The Great Movie Re-Watch

Star Wars: Episode V – The Empire Strikes Back (1980)

Director:

Irvin Kershner

Writers:

Leigh Brackett

Lawrence Kasdan

George Lucas

Starring:

Mark Hamill

Harrison Ford

Carrie Fisher

Billy Dee Williams

Blurb:

After the Rebels are brutally overpowered by the Empire on the ice planet Hoth, Luke Skywalker begins Jedi training with Yoda, while his friends are pursued by Darth Vader and a bounty hunter named Boba Fett all over the galaxy.

Thoughts:

There is nothing new I can say about Star Wars. Everything that can be said has been said over and over. I have multiple making of books to prove it. At this point, each of the first six Star Wars movies should have the most extensive Wikipedia entries out there.

During this re-watch, I flipped through my copy of The Making of Empires Strikes Back the Definitive Story by J. W. Rinzler. It’s a massive book with tons of information. For example, did you know that Leigh Brackett wrote the first draft of the movie? She was the first woman to be shortlisted for a Hugo award. She was called the queen of Space Opera. So it makes sense that Lucas would hire her to work on the script. Unfortunately, after submitting the first draft, she was admitted into the hospital and shortly died from cancer.

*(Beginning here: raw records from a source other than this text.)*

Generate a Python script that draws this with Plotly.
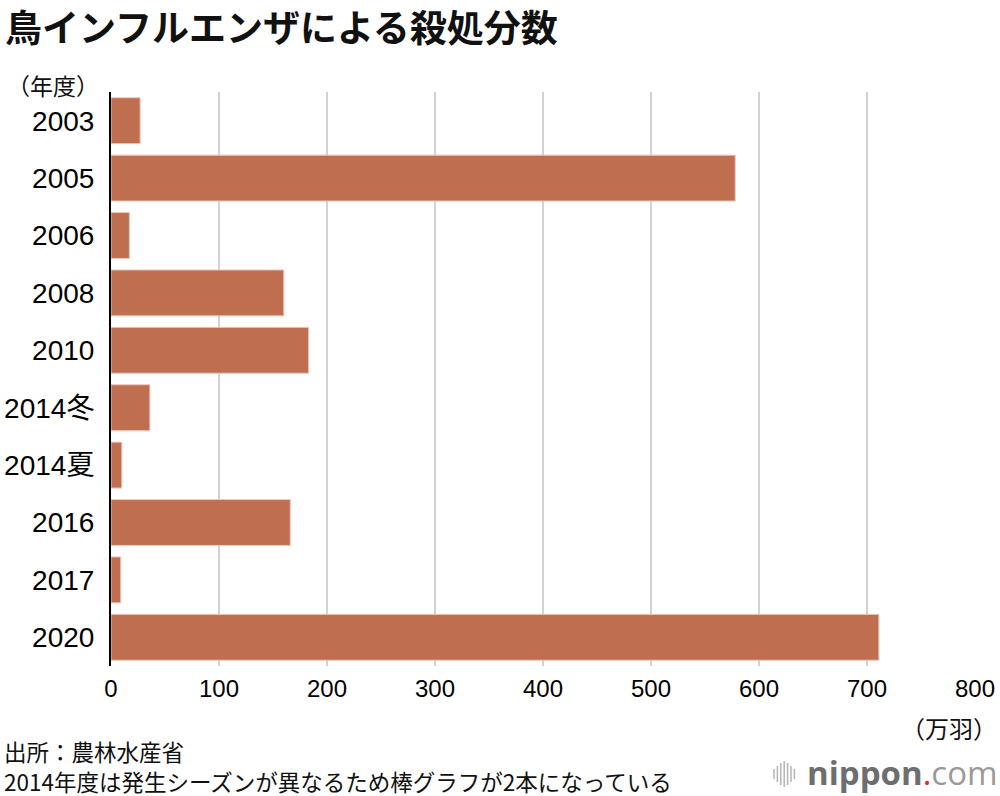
import plotly.graph_objects as go

categories = ["2003", "2005", "2006", "2008", "2010", "2014冬", "2014夏", "2016", "2017", "2020"]
values = [27, 578, 17, 160, 183, 36, 10, 166, 9, 711]
x_ticks = [0, 100, 200, 300, 400, 500, 600, 700, 800]

FONT = "Liberation Sans, Noto Sans CJK JP, sans-serif"
JP = "Noto Sans CJK JP, sans-serif"

# plot area in pixels: left 111, right 975, top 92, bottom 666
L, R, T, B = 111, 25, 92, 130
PW, PH = 1000 - L - R, 796 - T - B


def px(x):
    return (x - L) / PW


def py(y):
    return (796 - B - y) / PH


fig = go.Figure()
fig.add_trace(go.Bar(
    y=categories, x=values, orientation="h",
    marker=dict(color="#bf6f50", line=dict(color="#ecc9b9", width=1)),
    hoverinfo="x+y",
))

fig.update_layout(
    width=1000, height=796,
    margin=dict(l=L, r=R, t=T, b=B, autoexpand=False),
    paper_bgcolor="white", plot_bgcolor="white",
    bargap=0.2,
    showlegend=False,
    font=dict(family=FONT, color="#000"),
    xaxis=dict(
        range=[0, 800], tickvals=x_ticks, ticktext=[str(v) for v in x_ticks],
        showgrid=True, gridcolor="#d2d2d2", gridwidth=2,
        zeroline=False, showline=False, ticks="", automargin=False,
        tickfont=dict(size=24, family=FONT), ticklabelstandoff=6,
        fixedrange=True,
    ),
    yaxis=dict(
        categoryorder="array", categoryarray=categories[::-1],
        autorange=False, range=[-0.5, len(categories) - 0.5],
        showline=True, linecolor="#000", linewidth=2, automargin=False,
        showgrid=False, ticks="", tickfont=dict(size=28, family=FONT),
        ticklabelstandoff=9, fixedrange=True,
    ),
)

fig.add_annotation(text="<b>鳥インフルエンザによる殺処分数</b>", xref="paper", yref="paper",
                   x=px(3), y=py(26), xanchor="left", yanchor="middle", showarrow=False,
                   font=dict(size=37, family=JP, color="#111"))
fig.add_annotation(text="（年度）", xref="paper", yref="paper",
                   x=px(5), y=py(85), xanchor="left", yanchor="middle", showarrow=False,
                   font=dict(size=23, family=JP, color="#111"))
fig.add_annotation(text="（万羽）", xref="paper", yref="paper",
                   x=px(999), y=py(727), xanchor="right", yanchor="middle", showarrow=False,
                   font=dict(size=24, family=JP, color="#111"))
fig.add_annotation(text="出所：農林水産省", xref="paper", yref="paper",
                   x=px(2), y=py(751), xanchor="left", yanchor="middle", showarrow=False,
                   font=dict(size=22.5, family=JP, color="#111"))
fig.add_annotation(text="2014年度は発生シーズンが異なるため棒グラフが2本になっている", xref="paper", yref="paper",
                   x=px(2), y=py(780.5), xanchor="left", yanchor="middle", showarrow=False,
                   font=dict(size=22.5, family=JP, color="#111"))
fig.add_annotation(text="<b>nippon</b><span style='color:#e8262f'>.</span><span style='color:#9a9a9a'>com</span>",
                   xref="paper", yref="paper", x=px(1000), y=py(772), xanchor="right", yanchor="middle",
                   showarrow=False, font=dict(size=33, family="Open Sans, sans-serif", color="#6e6e6e"))
# logo icon bars
half_heights = [5, 8, 11, 13, 11, 8, 5]
for i, h in enumerate(half_heights):
    xp = 774 + i * 3.4
    fig.add_shape(type="line", xref="paper", yref="paper",
                  x0=px(xp), x1=px(xp), y0=py(774 + h), y1=py(774 - h),
                  line=dict(color="#b5b5b5", width=1.5))

fig.write_html("out.html", config={"displayModeBar": False},
               post_script="document.body.style.margin='0';")
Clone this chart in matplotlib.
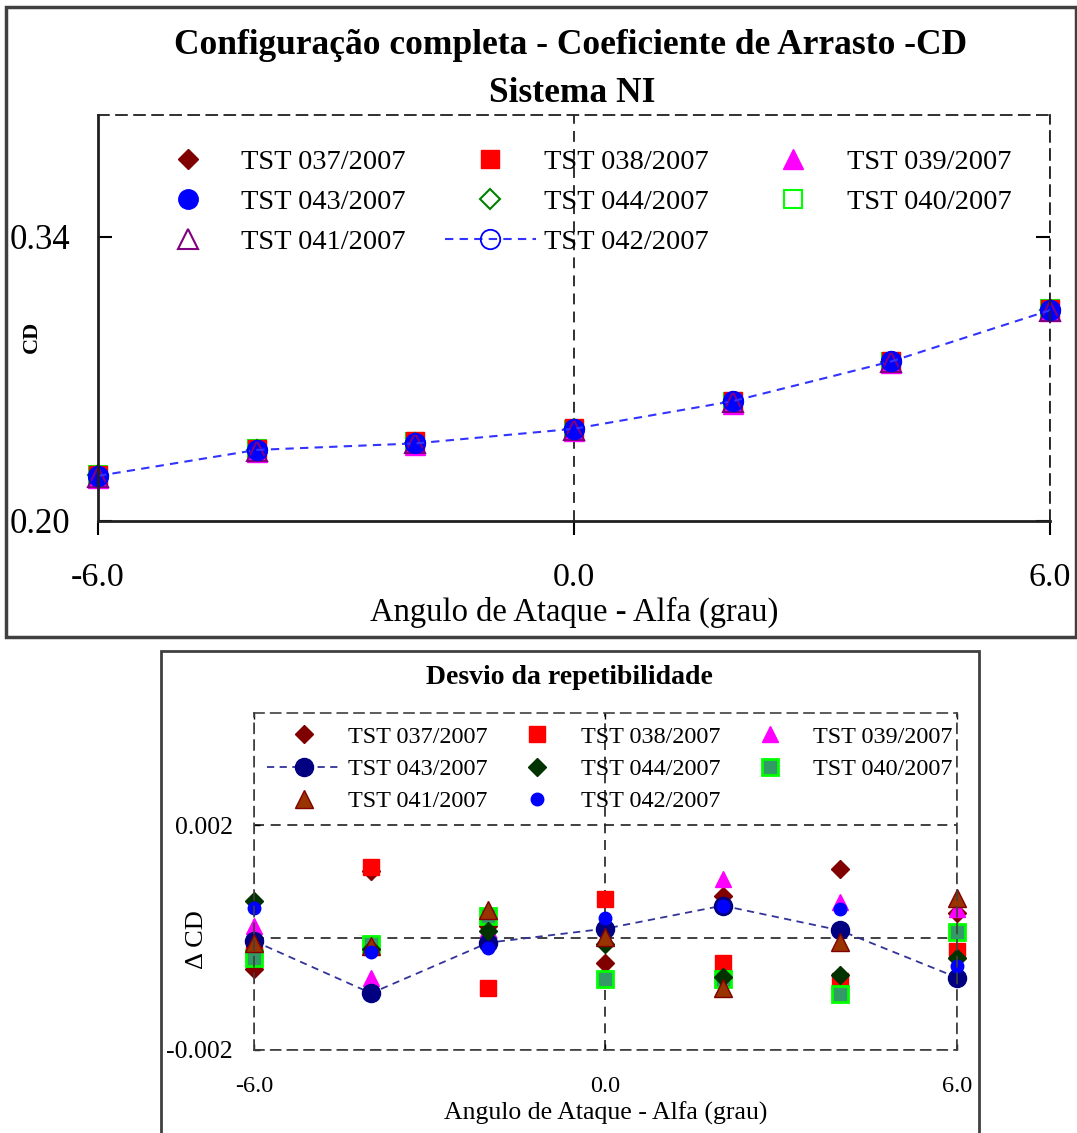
import numpy as np
import matplotlib.pyplot as plt
from matplotlib.patches import Rectangle

plt.rcParams['font.family'] = ['Liberation Serif', 'DejaVu Serif']

alfa = [-6, -4, -2, 0, 2, 4, 6]
tests = ['TST 037/2007', 'TST 038/2007', 'TST 039/2007', 'TST 043/2007',
         'TST 044/2007', 'TST 040/2007', 'TST 041/2007', 'TST 042/2007']

# drag coefficient per run
cd_037 = [0.2222, 0.2350, 0.2383, 0.2452, 0.2588, 0.2787, 0.3043]
cd_038 = [0.2226, 0.2355, 0.2392, 0.2458, 0.2592, 0.2790, 0.3044]
cd_039 = [0.2212, 0.2341, 0.2376, 0.2444, 0.2578, 0.2778, 0.3032]
cd_043 = [0.2222, 0.2349, 0.2382, 0.2453, 0.2589, 0.2787, 0.3039]
cd_044 = [0.2224, 0.2349, 0.2383, 0.2451, 0.2586, 0.2784, 0.3039]
cd_040 = [0.2224, 0.2353, 0.2388, 0.2450, 0.2584, 0.2784, 0.3044]
cd_041 = [0.2216, 0.2344, 0.2384, 0.2448, 0.2584, 0.2782, 0.3036]
cd_042 = [0.2222, 0.2350, 0.2382, 0.2454, 0.2590, 0.2786, 0.3038]

# repeatability deviation per run
dcd_037 = [-0.00056, 0.00119, 0.00020, -0.00045, 0.00075, 0.00123, 0.00043]
dcd_038 = [-0.00030, 0.00125, -0.00089, 0.00069, -0.00046, -0.00078, -0.00024]
dcd_039 = [0.00020, -0.00071, 0.00015, 0.00000, 0.00104, 0.00063, 0.00051]
dcd_043 = [-0.00006, -0.00099, -0.00009, 0.00016, 0.00057, 0.00013, -0.00071]
dcd_044 = [0.00066, -0.00020, 0.00011, -0.00011, -0.00070, -0.00066, -0.00036]
dcd_040 = [-0.00037, -0.00012, 0.00039, -0.00074, -0.00073, -0.00100, 0.00010]
dcd_041 = [-0.00010, -0.00015, 0.00049, 0.00002, -0.00090, -0.00008, 0.00071]
dcd_042 = [0.00052, -0.00025, -0.00018, 0.00035, 0.00057, 0.00051, -0.00051]

fig = plt.figure(figsize=(10.77, 11.33), dpi=100)

# panel frames
fig.add_artist(Rectangle((0.0056, 0.4378), 0.9935, 0.556, transform=fig.transFigure,
                         fill=False, ec='#404040', lw=2.5))
fig.add_artist(Rectangle((0.1495, -0.01), 0.7595, 0.4354, transform=fig.transFigure,
                         fill=False, ec='#404040', lw=2))

# ---------------- top chart ----------------
ax1 = fig.add_axes([0.0910, 0.5402, 0.8839, 0.3583])
kw = dict(clip_on=False)
ax1.plot(alfa, cd_040, ls='none', marker='s', ms=13, mfc='none', mec='#00ff00', mew=1.5, label=tests[5], **kw)
ax1.plot(alfa, cd_038, ls='none', marker='s', ms=13, color='red', label=tests[1], **kw)
ax1.plot(alfa, cd_044, ls='none', marker='D', ms=10, mfc='none', mec='#008000', mew=1.5, label=tests[4], **kw)
ax1.plot(alfa, cd_039, ls='none', marker='^', ms=14, color='magenta', label=tests[2], **kw)
ax1.plot(alfa, cd_037, ls='none', marker='D', ms=10.5, color='#800000', label=tests[0], **kw)
ax1.plot(alfa, cd_043, ls='none', marker='o', ms=14, color='blue', label=tests[3], **kw)
ax1.plot(alfa, cd_041, ls='none', marker='^', ms=14, mfc='none', mec='#800080', mew=1.5, label=tests[6], **kw)
ax1.plot(alfa, cd_042, ls=(0, (4, 3)), lw=1.5, color='#3333ff', marker='o', ms=14,
         mfc='none', mec='blue', mew=1.3, label=tests[7], **kw)

ax1.set_xlim(-6, 6)
ax1.set_ylim(0.20, 0.40)
ax1.set_xticks([-6, 0, 6])
ax1.set_xticklabels(['-6.0', '0.0', '6.0'])
ax1.set_yticks([0.20, 0.34])
ax1.set_yticklabels(['0.20', '0.34'])
ax1.tick_params(axis='x', direction='out', length=10, width=1.5, pad=20, labelsize=24.5)
ax1.tick_params(axis='y', direction='in', length=10, width=1.5, pad=20, labelsize=25,
                left=True, right=True)
ax1.xaxis.grid(True, color='#202020', ls=(0, (6, 4)), lw=1.3)
for s in ['left', 'bottom']:
    ax1.spines[s].set_linewidth(2)
    ax1.spines[s].set_color('#202020')
for s in ['top', 'right']:
    ax1.spines[s].set_linestyle((0, (6, 4)))
    ax1.spines[s].set_linewidth(1.3)
    ax1.spines[s].set_color('#202020')

ax1.set_xlabel('Angulo de Ataque - Alfa (grau)', fontsize=23.5)
ax1.xaxis.set_label_coords(0.5, -0.225)
ax1.xaxis.label.set_va('center')
ax1.set_ylabel('CD', fontsize=16, fontweight='bold')
ax1.yaxis.set_label_coords(-0.0695, 0.453)
ax1.yaxis.label.set_va('center')

h, l = ax1.get_legend_handles_labels()
by = dict(zip(l, h))
order = [tests[i] for i in [0, 3, 6, 1, 4, 7, 2, 5]]
ax1.legend([by[k] for k in order], order, loc='upper left', ncol=3, frameon=False,
           bbox_to_anchor=(0.1318, 0.8685), bbox_transform=fig.transFigure,
           borderpad=0, borderaxespad=0, fontsize=20.5, handlelength=3.2,
           handletextpad=0.28, columnspacing=1.37, labelspacing=0.5)

fig.text(0.530, 1 - 46 / 1133, 'Configuração completa - Coeficiente de Arrasto -CD',
         ha='center', va='center', fontsize=25.5, fontweight='bold')
fig.text(0.531, 1 - 93 / 1133, 'Sistema NI', ha='center', va='center',
         fontsize=25.5, fontweight='bold')

# ---------------- bottom chart ----------------
ax2 = fig.add_axes([0.2358, 0.0733, 0.6528, 0.2974])
ax2.plot(alfa, dcd_037, ls='none', marker='D', ms=9, color='#800000', label=tests[0], **kw)
ax2.plot(alfa, dcd_038, ls='none', marker='s', ms=12, color='red', label=tests[1], **kw)
ax2.plot(alfa, dcd_039, ls='none', marker='^', ms=12, color='magenta', label=tests[2], **kw)
ax2.plot(alfa, dcd_043, ls=(0, (4, 3)), lw=1.3, color='#333399', marker='o', ms=13,
         mfc='#000080', mec='#000080', label=tests[3], **kw)
ax2.plot(alfa, dcd_040, ls='none', marker='s', ms=12, mfc='#339966', mec='#00ff00', mew=2,
         label=tests[5], **kw)
ax2.plot(alfa, dcd_044, ls='none', marker='D', ms=9, color='#003300', label=tests[4], **kw)
ax2.plot(alfa, dcd_041, ls='none', marker='^', ms=13, mfc='#993300', mec='#800000', mew=1,
         label=tests[6], **kw)
ax2.plot(alfa, dcd_042, ls='none', marker='o', ms=9, color='blue', label=tests[7], **kw)

ax2.set_xlim(-6, 6)
ax2.set_ylim(-0.002, 0.004)
ax2.set_xticks([-6, 0, 6])
ax2.set_xticklabels(['-6.0', '0.0', '6.0'])
ax2.set_yticks([-0.002, 0.0, 0.002])
ax2.set_yticklabels(['-0.002', '', '0.002'])
ax2.tick_params(axis='both', direction='in', length=4, width=1, labelsize=18.5)
ax2.tick_params(axis='x', pad=19, top=True, labelsize=17.5)
ax2.tick_params(axis='y', pad=15)
ax2.grid(True, color='#202020', ls=(0, (6, 4)), lw=1.2)
for s in ax2.spines.values():
    s.set_linestyle((0, (6, 4)))
    s.set_linewidth(1.2)
    s.set_color('#404040')

ax2.set_xlabel('Angulo de Ataque - Alfa (grau)', fontsize=18.5)
ax2.xaxis.set_label_coords(0.5, -0.188)
ax2.xaxis.label.set_va('center')
ax2.set_ylabel('Δ CD', fontsize=19)
ax2.yaxis.set_label_coords(-0.081, 0.326)
ax2.yaxis.label.set_va('center')

h2, l2 = ax2.get_legend_handles_labels()
by2 = dict(zip(l2, h2))
ax2.legend([by2[k] for k in order], order, loc='upper left', ncol=3, frameon=False,
           bbox_to_anchor=(0.2479, 0.3592), bbox_transform=fig.transFigure,
           borderpad=0, borderaxespad=0, fontsize=17.4, handlelength=3.1,
           handletextpad=0.25, columnspacing=0.5, labelspacing=0.42)

fig.text(0.529, 1 - 677 / 1133, 'Desvio da repetibilidade', ha='center', va='center',
         fontsize=20, fontweight='bold')

fig.savefig('out.png', dpi=100)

Unlike Lucas’ wife’s involvement in A New Hope, I’d heard of Brackett before, but she was always mentioned with derision. Yeah, sure, she wrote the first draft, but Lucas hated it and rewrote everything.

Since I’d just written my A New Hope blog post, my mind was on the women behind the scenes, so I decided to flip through the making of book and see what they had to say about Brackett. Thankfully, there’s an index, and I ended up finding seven mentions of her. It was quick enough to read them, and I was immediately disappointed. It says that she had a long meeting with Lucas and there was mentioned a 51-page typed transcript of their initial plot conversation, but that only Lucas’ side was recorded. Next, there was a quoted conversation from Kasdan that talked about how Brackett had missed what it was to be George in her draft. The book says that her draft was faithful to everything Lucas and she had talked about. However, the dialogue and action weren’t right.

That’s fair. It was the first draft, and Lucas is notorious for being shit at direction. He tells you vaguely what he wants, expects you to do your thing, then he tells you what he liked. Except that Brackett never got to that point because she was hospitalized. That’s when Lucas jumped in to write it. Even though he hates writing scripts, he seems to complain about that a lot, actually. Yet, he’d done that for every movie up till that point.

The last mention of Brackett is Lucas saying that she should be given credit for writing the story.

“I didn’t like the first script, but I gave Leigh credit because I liked her a lot,” Lucas says. “She was sick at the time she wrote it and she really tried her best.”

It’s fascinating how much I can enjoy something that someone has created, yet know that if I were ever to meet the creator, I would absolutely hate them.